I watched my husband jiggle and juggle, push and shove, and then I offered an astute observation.
“Honey, you know that feeling you get when you’re watching a sport team that you really, really love and you can see that there’s no way they can possibly win? That’s how I feel about you packing this truck. I’d rather not watch.”

He got everything in, though (humph), and soon after the sun set, we squished into the truck and bounced down the driveway.
The nighttime ride to the city was mostly uneventful…except for our older daughter getting carsick and puking out the window. Upon finishing retching, she sat back and declared, “Wow! I’ve never thrown up from a moving car before! That was awesome!”
And then, “Um, it’s all over the side of the truck…”
Her sister: “Well, it’s good you didn’t throw up facing forward because it would’ve hit you in the face. I tried to spit forward once and it got all over me.”

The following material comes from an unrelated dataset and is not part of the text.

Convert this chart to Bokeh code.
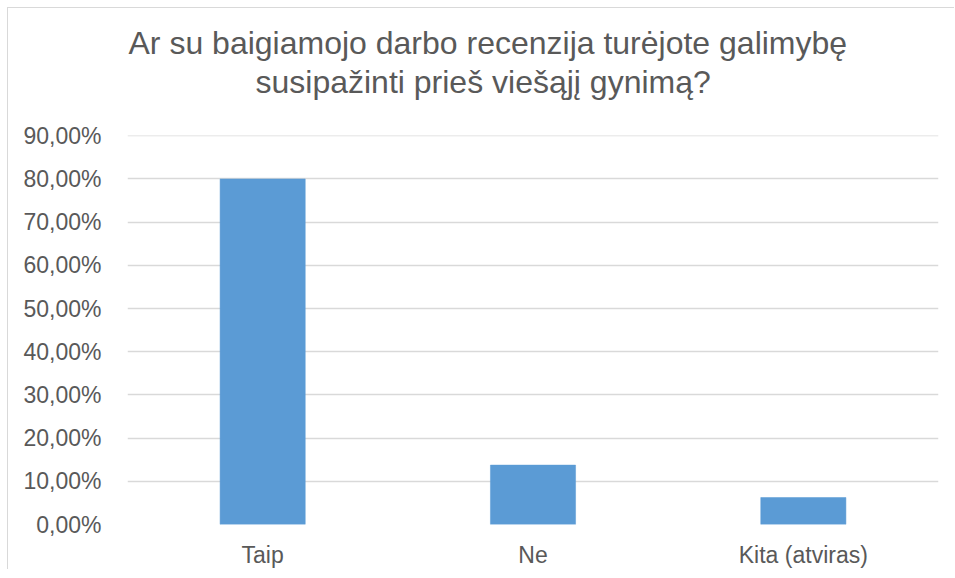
from bokeh.plotting import figure
from bokeh.models import ColumnDataSource, FactorRange, Range1d, Title, FixedTicker
from bokeh.embed import file_html
from bokeh.resources import INLINE

categories = ["Taip", "Ne", "Kita (atviras)"]
shares = [0.80, 0.1375, 0.0625]
tick_values = [0.0, 0.1, 0.2, 0.3, 0.4, 0.5, 0.6, 0.7, 0.8, 0.9]
tick_labels = ["0,00%", "10,00%", "20,00%", "30,00%", "40,00%", "50,00%",
               "60,00%", "70,00%", "80,00%", "90,00%"]
title_lines = ["Ar su baigiamojo darbo recenzija turėjote galimybę",
               "susipažinti prieš viešąjį gynimą?"]

FONT = "Liberation Sans"
GREY = "#595959"

p = figure(x_range=FactorRange(*categories), y_range=Range1d(0, 0.9005),
           width=947, height=562, output_backend="svg", toolbar_location=None,
           min_border_left=119, min_border_right=17, min_border_top=127,
           min_border_bottom=45)
p.styles = {"margin-left": "7px", "margin-top": "7px",
            "border-left": "1px solid #d9d9d9", "border-top": "1px solid #d9d9d9"}
p.outline_line_color = None

src = ColumnDataSource(dict(cat=categories, val=shares))
p.vbar(x="cat", top="val", width=0.315, source=src, fill_color="#5B9BD5",
       line_color="#5B9BD5", line_width=0.5)

p.yaxis.ticker = FixedTicker(ticks=tick_values)
p.yaxis.major_label_overrides = {v: l for v, l in zip(tick_values, tick_labels)}
for ax in (p.xaxis[0], p.yaxis[0]):
    ax.axis_line_color = None
    ax.major_tick_line_color = None
    ax.minor_tick_line_color = None
    ax.major_label_text_font = FONT
    ax.major_label_text_font_size = "23px"
    ax.major_label_text_color = GREY
p.yaxis.major_label_standoff = 20
p.xaxis.major_label_standoff = 11

p.xgrid.grid_line_color = None
p.ygrid.ticker = FixedTicker(ticks=tick_values)
p.ygrid.grid_line_color = "#d9d9d9"
p.ygrid.grid_line_width = 1.3

# spacer between the title and the plot frame
p.add_layout(Title(text=" ", standoff=22, text_font=FONT, text_font_size="10px"), "above")
# Two-line title: second line nearest the frame is added first
p.add_layout(Title(text=title_lines[1], align="left", offset=128, standoff=2,
                   text_font=FONT, text_font_size="32px", text_color=GREY,
                   text_font_style="normal"), "above")
p.add_layout(Title(text=title_lines[0], align="left", offset=1, standoff=0,
                   text_font=FONT, text_font_size="32px", text_color=GREY,
                   text_font_style="normal"), "above")

open("out.html", "w").write(file_html(p, INLINE))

Also, at one particularly desolate stretch of road, I inconveniently recalled that sometimes whole buses got pulled over by gangs and we were just a little truck barreling down the road all by our lonesomes. I kept my useless thoughts to myself and no one stuck a gun in our window.
Now we are at the guesthouse in the city, resting, shaking off the dregs of the illness, letting the dust settle, and trying to get our bearings.